→ **Brief**
Retype word for word the first line of the listing and each line after it up to the line with "const legendX0 = 123, legendStep", with the pictures taken out.

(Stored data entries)
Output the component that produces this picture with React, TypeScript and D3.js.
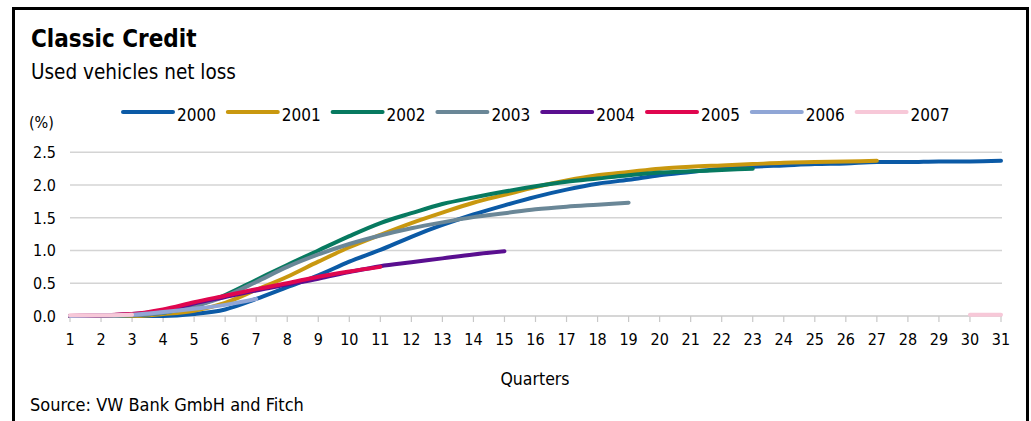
import React from "react";
import * as d3 from "d3";

const quarters: number[] = [1,2,3,4,5,6,7,8,9,10,11,12,13,14,15,16,17,18,19,20,21,22,23,24,25,26,27,28,29,30,31];
const yTicks: number[] = [0, 0.5, 1.0, 1.5, 2.0, 2.5];

const s2000: (number | null)[] = [0,0,0,0,0.03,0.1,0.26,0.44,0.62,0.83,1.01,1.21,1.39,1.55,1.69,1.82,1.93,2.02,2.08,2.15,2.2,2.25,2.28,2.3,2.32,2.33,2.35,2.35,2.36,2.36,2.37];
const s2001: (number | null)[] = [0,0,0,0.03,0.08,0.2,0.4,0.6,0.83,1.05,1.24,1.42,1.58,1.73,1.85,1.97,2.07,2.15,2.2,2.25,2.28,2.3,2.32,2.34,2.35,2.36,2.37];
const s2002: (number | null)[] = [0,0,0.01,0.05,0.15,0.32,0.55,0.78,1.0,1.22,1.42,1.57,1.71,1.81,1.9,1.98,2.05,2.1,2.15,2.19,2.21,2.23,2.25];
const s2003: (number | null)[] = [0,0,0.01,0.05,0.15,0.3,0.52,0.75,0.94,1.1,1.23,1.34,1.43,1.51,1.57,1.63,1.67,1.7,1.73];
const s2004: (number | null)[] = [0,0.01,0.03,0.08,0.19,0.29,0.39,0.48,0.57,0.67,0.76,0.82,0.88,0.94,0.99];
const s2005: (number | null)[] = [0,0.01,0.03,0.1,0.21,0.31,0.41,0.5,0.6,0.68,0.75];
const s2006: (number | null)[] = [0,0.01,0.02,0.06,0.11,0.17,0.26];
const s2007: (number | null)[] = [0.01,0.01,0.02,null,null,null,null,null,null,null,null,null,null,null,null,null,null,null,null,null,null,null,null,null,null,null,null,null,null,0.02,0.02];

const seriesNames: string[] = ["2000","2001","2002","2003","2004","2005","2006","2007"];
const seriesValues = [s2000, s2001, s2002, s2003, s2004, s2005, s2006, s2007];
const seriesColors: string[] = ["#0b5aa6","#c9980f","#077a60","#6a8797","#5a0f90","#e0064f","#90a6d6","#f7c8d8"];

const FONT = '"DejaVu Sans Condensed", "DejaVu Sans", sans-serif';
const cond = { fontStretch: "condensed" } as React.CSSProperties;

export default function App() {
  const W = 1031, H = 421;
  const x = d3.scaleLinear().domain([1, 31]).range([70, 1001]);
  const y = d3.scaleLinear().domain([0, 2.5]).range([316, 152.3]);

  const line = d3.line<{ q: number; v: number | null }>()
    .defined(d => d.v !== null)
    .x(d => x(d.q))
    .y(d => y(d.v as number))
    .curve(d3.curveMonotoneX);

  const legendX0 = 123, legendStep = 104.8, legendY = 112;

  return (
    <svg width={W} height={H} style={{ position: "absolute", left: 0, top: 0, background: "#fff" }} fontFamily={FONT}>
      <rect x={0} y={0} width={W} height={H} fill="#fff" />
      <rect x={13.5} y={8.5} width={1014} height={430} fill="none" stroke="#000" strokeWidth={3} />
      <text x={31} y={47} fontSize={24} fontWeight="bold" fill="#000" style={cond}>Classic Credit</text>
      <text x={31} y={79} fontSize={20.5} fill="#000" style={cond}>Used vehicles net loss</text>
      <text x={29} y={128} fontSize={16} fill="#000" style={cond}>(%)</text>

      {seriesNames.map((n, i) => (
        <g key={n}>
          <line x1={legendX0 + i * legendStep} x2={legendX0 + i * legendStep + 50} y1={legendY} y2={legendY}
            stroke={seriesColors[i]} strokeWidth={4} strokeLinecap="round" />
          <text x={legendX0 + i * legendStep + 54} y={legendY + 9} fontSize={17} fill="#000" style={cond}>{n}</text>
        </g>
      ))}

      {yTicks.map(t => (
        <g key={t}>
          {t > 0 && <line x1={70} x2={1002} y1={y(t)} y2={y(t)} stroke="#d4d4d4" strokeWidth={1.5} />}
          <text x={56} y={y(t)} dy="0.36em" textAnchor="end" fontSize={16} fill="#000" style={cond}>{t.toFixed(1)}</text>
        </g>
      ))}

      <line x1={70} x2={1002} y1={y(0)} y2={y(0)} stroke="#c8c8c8" strokeWidth={1.5} />
      {quarters.map(q => (
        <g key={q}>
          <line x1={x(q)} x2={x(q)} y1={y(0)} y2={y(0) + 6} stroke="#c8c8c8" strokeWidth={1.2} />
          <text x={x(q)} y={345} textAnchor="middle" fontSize={16} fill="#000" style={cond}>{q}</text>
        </g>
      ))}

      {seriesValues.map((vals, i) => (
        <path key={seriesNames[i]}
          d={line(vals.map((v, j) => ({ q: quarters[j], v }))) || ""}
          fill="none" stroke={seriesColors[i]} strokeWidth={4} strokeLinecap="round" strokeLinejoin="round" />
      ))}

      <text x={535} y={385} textAnchor="middle" fontSize={17.5} fill="#000" style={cond}>Quarters</text>
      <text x={30} y={411} fontSize={18} fill="#000" style={cond}>Source: VW Bank GmbH and Fitch</text>
    </svg>
  );
}
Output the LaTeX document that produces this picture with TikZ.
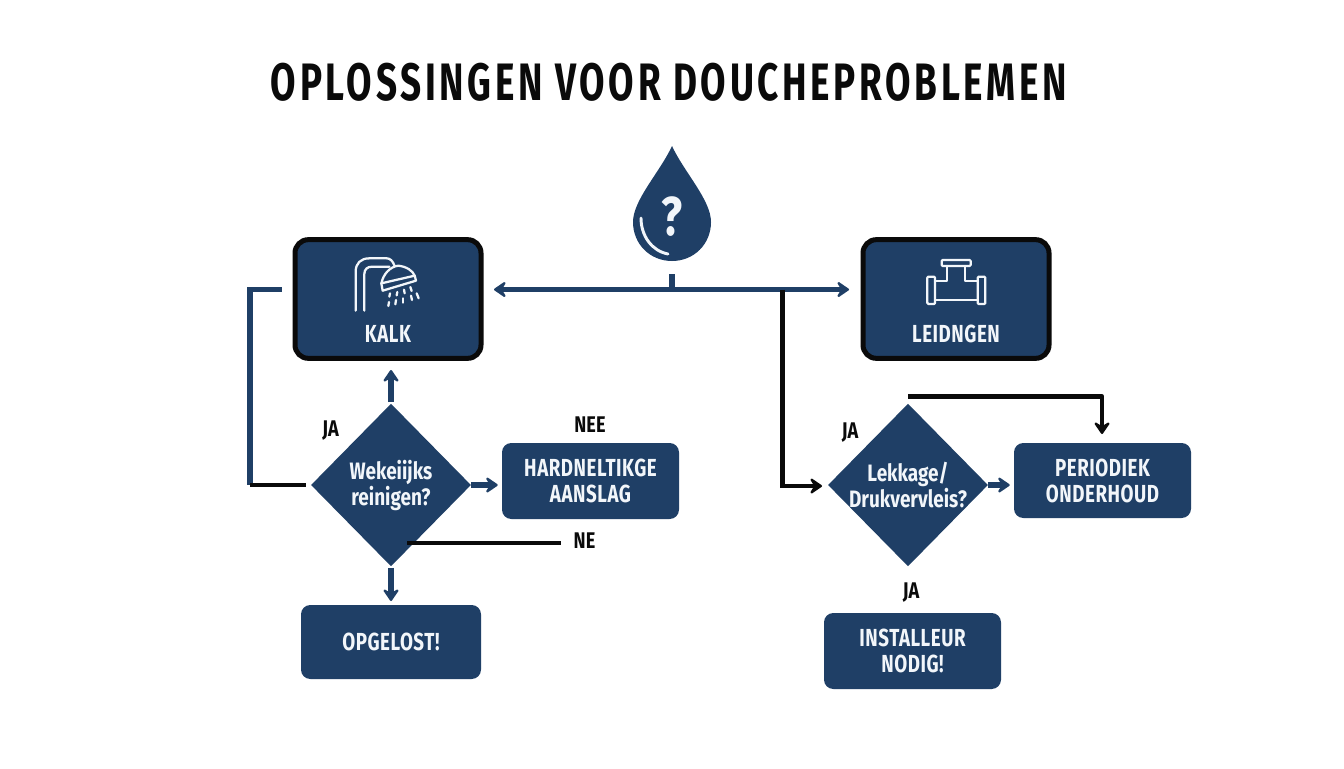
\documentclass[tikz,border=0pt]{standalone}
\usepackage{fontspec}
\usetikzlibrary{arrows.meta,shapes.geometric,calc}
\newfontfamily\cond[FakeStretch=0.76,LetterSpace=2.2]{Fira Sans}
\newfontfamily\condlow[FakeStretch=0.80]{Fira Sans}
\newfontfamily\condtitle[FakeStretch=0.70,LetterSpace=7]{Fira Sans}
\definecolor{navy}{HTML}{1F3F66}
\definecolor{ink}{HTML}{0A0A0A}
\definecolor{paper}{HTML}{F2F6FA}
\tikzset{
  x=0.75pt,y=-0.75pt,
  boxbase/.style={fill=navy,text=paper,align=center,inner sep=0pt,font=\cond\bfseries\fontsize{18.5}{19.5}\selectfont},
  bluebox/.style={boxbase,rounded corners=7pt},
  catbox/.style={boxbase,draw=ink,line width=3.75pt,rounded corners=10pt},
  decision/.style={diamond,fill=navy,inner sep=0pt,shape aspect=1},
  dectext/.style={text=paper,align=center,inner sep=0pt,font=\condlow\bfseries\fontsize{17.8}{19.5}\selectfont},
  tag/.style={text=ink,inner sep=0pt,font=\condlow\bfseries\fontsize{17}{18}\selectfont},
  navyline/.style={draw=navy,line width=3.8pt},
  blackline/.style={draw=ink,line width=3.3pt},
  navyarrow/.style={navyline,-{Stealth[length=11pt,width=15pt,inset=4.5pt,round]}},
  blackarrow/.style={blackline,-{Stealth[length=11pt,width=15pt,inset=4.5pt,round]}},
  iconline/.style={draw=paper,line width=1.7pt,line join=round,line cap=round},
}
\begin{document}
\begin{tikzpicture}
\useasboundingbox (0,0) rectangle (1344,768);
\fill[white] (0,0) rectangle (1344,768);

\node[text=ink,font=\condtitle\bfseries\fontsize{39.5}{44}\selectfont,inner sep=0pt] (title) at (669,82) {OPLOSSINGEN VOOR DOUCHEPROBLEMEN};

% drop
\fill[navy] (672,146) .. controls (660,172) and (633,200) .. (633,222)
  .. controls (633,244) and (650,261) .. (672,261)
  .. controls (694,261) and (711,244) .. (711,222)
  .. controls (711,200) and (684,172) .. (672,146) -- cycle;
\draw[draw=paper,line width=2.2pt,line cap=round] (641,218) .. controls (641,236) and (652,251) .. (668,254);
\node[text=paper,font=\condlow\bfseries\fontsize{41}{44}\selectfont,inner sep=0pt] (q) at (672,217) {?};

% category boxes
\node[catbox,minimum width=139.5pt,minimum height=89pt] (kalk) at (388,299) {};
\node[catbox,minimum width=139.5pt,minimum height=89pt] (leid) at (956,299) {};
\node[text=paper,inner sep=0pt,font=\cond\bfseries\fontsize{18.5}{19.5}\selectfont] (kalktext) at (388,334) {KALK};
\node[text=paper,inner sep=0pt,font=\cond\bfseries\fontsize{18.5}{19.5}\selectfont] (leidtext) at (956,334) {LEIDNGEN};

% shower icon
\begin{scope}[shift={(240,130)},x=0.25pt,y=-0.25pt]
  \draw[iconline] (347,542) -- (347,425) .. controls (347,400) and (362,385) .. (388,385) -- (440,385) .. controls (450,385) and (458,392) .. (464,408);
  \draw[iconline] (373,542) -- (373,432) .. controls (373,418) and (382,410) .. (396,410) -- (448,410);
  \draw[iconline] (424,460) .. controls (430,432) and (450,410) .. (475,407) .. controls (500,410) and (518,422) .. (524,437) -- cycle;
  \draw[iconline] (424,460) -- (428,482) -- (528,452) -- (524,437);
  \foreach \a/\b/\c/\d in {450/490/448/500,472/486/470/496,492/479/494/490,511/471/515/483,
    447/516/445/528,468/510/466/523,490/505/490/518,513/497/516/510,530/490/536/505}
    \draw[iconline] (\a,\b) -- (\c,\d);
\end{scope}

% pipe icon
\begin{scope}[shift={(770,230)},x=0.25pt,y=-0.25pt]
  \draw[iconline,rounded corners=0.8pt] (515,90) rectangle (602,108);
  \draw[iconline,rounded corners=0.8pt] (472,140) rectangle (495,222);
  \draw[iconline,rounded corners=0.8pt] (623,140) rectangle (646,222);
  \draw[iconline] (495,152) -- (532,152) -- (532,108);
  \draw[iconline] (586,108) -- (586,152) -- (623,152);
  \draw[iconline] (495,210) -- (623,210);
\end{scope}

% decisions
\node[decision,minimum width=120pt,minimum height=122pt,label={[dectext]center:Wekeiijks\\reinigen?}] (wk) at (391,485) {};
\node[decision,minimum width=120pt,minimum height=122pt,label={[dectext]center:Lekkage/\\Drukvervleis?}] (lk) at (908,485) {};

% result boxes
\node[bluebox,minimum width=132.75pt,minimum height=57pt] (hard) at (590.5,481) {HARDNELTIKGE\\AANSLAG};
\node[bluebox,minimum width=135pt,minimum height=55.5pt] (opg) at (391,642) {OPGELOST!};
\node[bluebox,minimum width=132.75pt,minimum height=56.25pt] (per) at (1102.5,480.5) {PERIODIEK\\ONDERHOUD};
\node[bluebox,minimum width=132.75pt,minimum height=57pt] (inst) at (912.5,651) {INSTALLEUR\\NODIG!};

% tags
\node[tag] (t1) at (330.5,430.5) {JA};
\node[tag] (t2) at (590,425) {NEE};
\node[tag] (t3) at (584.5,541) {NE};
\node[tag] (t4) at (850,432.5) {JA};
\node[tag] (t5) at (911,593) {JA};

% named ends and bends
\coordinate (bus) at (672,289.5);
\coordinate (stemtop) at (672,274);
\coordinate (kalkin) at (494,289.5);
\coordinate (leidin) at (849,289.5);
\coordinate (kalkout) at (281.5,289.5);
\coordinate (bendL) at (250,289.5);
\coordinate (bendLb) at (250,485);
\coordinate (wkleft) at (306,485);
\coordinate (neA) at (407,543);
\coordinate (neB) at (561,543);
\coordinate (branch) at (782.5,289.5);
\coordinate (branchb) at (782.5,486);
\coordinate (lkin) at (822,486);
\coordinate (lktop) at (908,396.5);
\coordinate (perbend) at (1102,396.5);
\coordinate (perin) at (1102,434);

% connectors
\draw[navyline] (stemtop) -- (bus);
\draw[navyarrow] (bus) -- (kalkin);
\draw[navyarrow] (bus) -- (leidin);
\draw[navyline] (kalkout) -- (bendL) -- (bendLb);
\draw[blackline] (bendLb) -- (wkleft);
\draw[navyarrow,shorten <=1pt] (wk.north) -- (391,370);
\draw[navyarrow,shorten >=3pt] (wk.east) -- (wk.east -| hard.west);
\draw[navyarrow,shorten <=1pt] (wk.south) -- (391,601);
\draw[blackline] (neA) -- (neB);
\draw[blackarrow] (branch) -- (branchb) -- (lkin);
\draw[navyarrow,shorten >=3pt] (lk.east) -- (lk.east -| per.west);
\draw[blackarrow,line join=round] (lktop) -- (perbend) -- (perin);
\end{tikzpicture}
\end{document}
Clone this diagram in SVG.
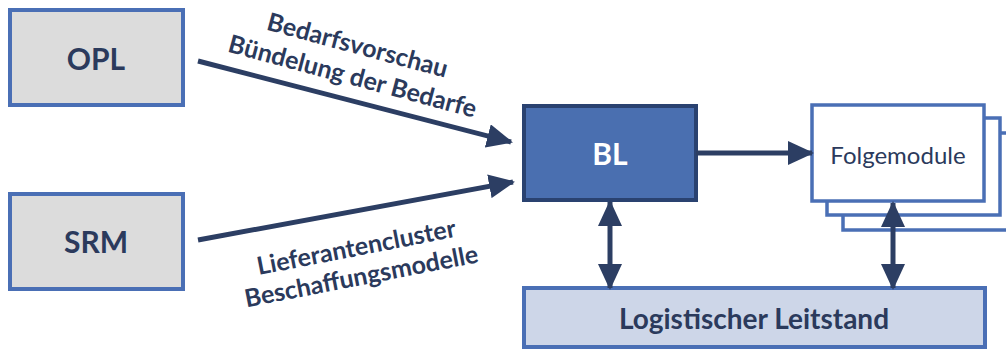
<svg xmlns="http://www.w3.org/2000/svg" width="1006" height="349" viewBox="0 0 1006 349">
<style>
.t{font-family:Lato,"Open Sans",sans-serif;fill:#2b3a5c;text-anchor:middle;dominant-baseline:central}
.b{font-weight:bold}
.gray{fill:#dcdcdc;stroke:#4a6fb5;stroke-width:4}
.fm{fill:#fff;stroke:#4a6fb5;stroke-width:3.5}
.con{stroke:#2c3e63;stroke-width:5;fill:none}
</style>
<defs>
<marker id="ah" markerUnits="userSpaceOnUse" markerWidth="26" markerHeight="24" refX="24" refY="12" orient="auto-start-reverse" viewBox="0 0 26 24">
<path d="M0,0 L26,12 L0,24 Z" fill="#2c3e63"/>
</marker>
</defs>
<rect width="1006" height="349" fill="#fff"/>
<g id="opl"><rect class="gray" x="10" y="10" width="173" height="95"/><text class="t b" x="96" y="58" font-size="30">OPL</text></g>
<g id="srm"><rect class="gray" x="10" y="194" width="173" height="95"/><text class="t b" x="96" y="241" font-size="30">SRM</text></g>
<g id="bl"><rect x="524" y="106" width="172" height="94" fill="#4a6fb0" stroke="#2a4270" stroke-width="4"/><text class="t b" x="610" y="153" font-size="30" style="fill:#fff">BL</text></g>
<g id="folgemodule">
<rect class="fm" x="843" y="133" width="180" height="97"/>
<rect class="fm" x="827" y="118" width="173" height="97"/>
<rect class="fm" x="812" y="105" width="172" height="96"/>
<text class="t" x="898" y="154" font-size="24">Folgemodule</text>
</g>
<g id="leitstand"><rect x="524" y="288" width="461" height="59" fill="#cdd6e8" stroke="#4a6fb5" stroke-width="4"/><text class="t b" x="754" y="318" font-size="28">Logistischer Leitstand</text></g>
<g id="connectors">
<line class="con" x1="198" y1="61" x2="511" y2="142" marker-end="url(#ah)"/>
<line class="con" x1="198" y1="240" x2="513" y2="182" marker-end="url(#ah)"/>
<line class="con" x1="696" y1="153" x2="812" y2="153" marker-end="url(#ah)"/>
<line class="con" x1="610" y1="202" x2="610" y2="288" marker-start="url(#ah)" marker-end="url(#ah)"/>
<line class="con" x1="893" y1="203" x2="893" y2="288" marker-start="url(#ah)" marker-end="url(#ah)"/>
</g>
<g id="labels">
<text class="t b" font-size="25" transform="translate(358,44) rotate(15)">Bedarfsvorschau</text>
<text class="t b" font-size="25" transform="translate(353,75) rotate(15)">Bündelung der Bedarfe</text>
<text class="t b" font-size="25" transform="translate(356,246) rotate(-11)">Lieferantencluster</text>
<text class="t b" font-size="25" transform="translate(361,275) rotate(-11)">Beschaffungsmodelle</text>
</g>
</svg>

→ **The result**
Output the component that produces this picture with React, TypeScript and D3.js.
import React from "react";
import * as d3 from "d3";

const quarters: number[] = [1,2,3,4,5,6,7,8,9,10,11,12,13,14,15,16,17,18,19,20,21,22,23,24,25,26,27,28,29,30,31];
const yTicks: number[] = [0, 0.5, 1.0, 1.5, 2.0, 2.5];

const s2000: (number | null)[] = [0,0,0,0,0.03,0.1,0.26,0.44,0.62,0.83,1.01,1.21,1.39,1.55,1.69,1.82,1.93,2.02,2.08,2.15,2.2,2.25,2.28,2.3,2.32,2.33,2.35,2.35,2.36,2.36,2.37];
const s2001: (number | null)[] = [0,0,0,0.03,0.08,0.2,0.4,0.6,0.83,1.05,1.24,1.42,1.58,1.73,1.85,1.97,2.07,2.15,2.2,2.25,2.28,2.3,2.32,2.34,2.35,2.36,2.37];
const s2002: (number | null)[] = [0,0,0.01,0.05,0.15,0.32,0.55,0.78,1.0,1.22,1.42,1.57,1.71,1.81,1.9,1.98,2.05,2.1,2.15,2.19,2.21,2.23,2.25];
const s2003: (number | null)[] = [0,0,0.01,0.05,0.15,0.3,0.52,0.75,0.94,1.1,1.23,1.34,1.43,1.51,1.57,1.63,1.67,1.7,1.73];
const s2004: (number | null)[] = [0,0.01,0.03,0.08,0.19,0.29,0.39,0.48,0.57,0.67,0.76,0.82,0.88,0.94,0.99];
const s2005: (number | null)[] = [0,0.01,0.03,0.1,0.21,0.31,0.41,0.5,0.6,0.68,0.75];
const s2006: (number | null)[] = [0,0.01,0.02,0.06,0.11,0.17,0.26];
const s2007: (number | null)[] = [0.01,0.01,0.02,null,null,null,null,null,null,null,null,null,null,null,null,null,null,null,null,null,null,null,null,null,null,null,null,null,null,0.02,0.02];

const seriesNames: string[] = ["2000","2001","2002","2003","2004","2005","2006","2007"];
const seriesValues = [s2000, s2001, s2002, s2003, s2004, s2005, s2006, s2007];
const seriesColors: string[] = ["#0b5aa6","#c9980f","#077a60","#6a8797","#5a0f90","#e0064f","#90a6d6","#f7c8d8"];

const FONT = '"DejaVu Sans Condensed", "DejaVu Sans", sans-serif';
const cond = { fontStretch: "condensed" } as React.CSSProperties;

export default function App() {
  const W = 1031, H = 421;
  const x = d3.scaleLinear().domain([1, 31]).range([70, 1001]);
  const y = d3.scaleLinear().domain([0, 2.5]).range([316, 152.3]);

  const line = d3.line<{ q: number; v: number | null }>()
    .defined(d => d.v !== null)
    .x(d => x(d.q))
    .y(d => y(d.v as number))
    .curve(d3.curveMonotoneX);

  const legendX0 = 123, legendStep = 104.8, legendY = 112;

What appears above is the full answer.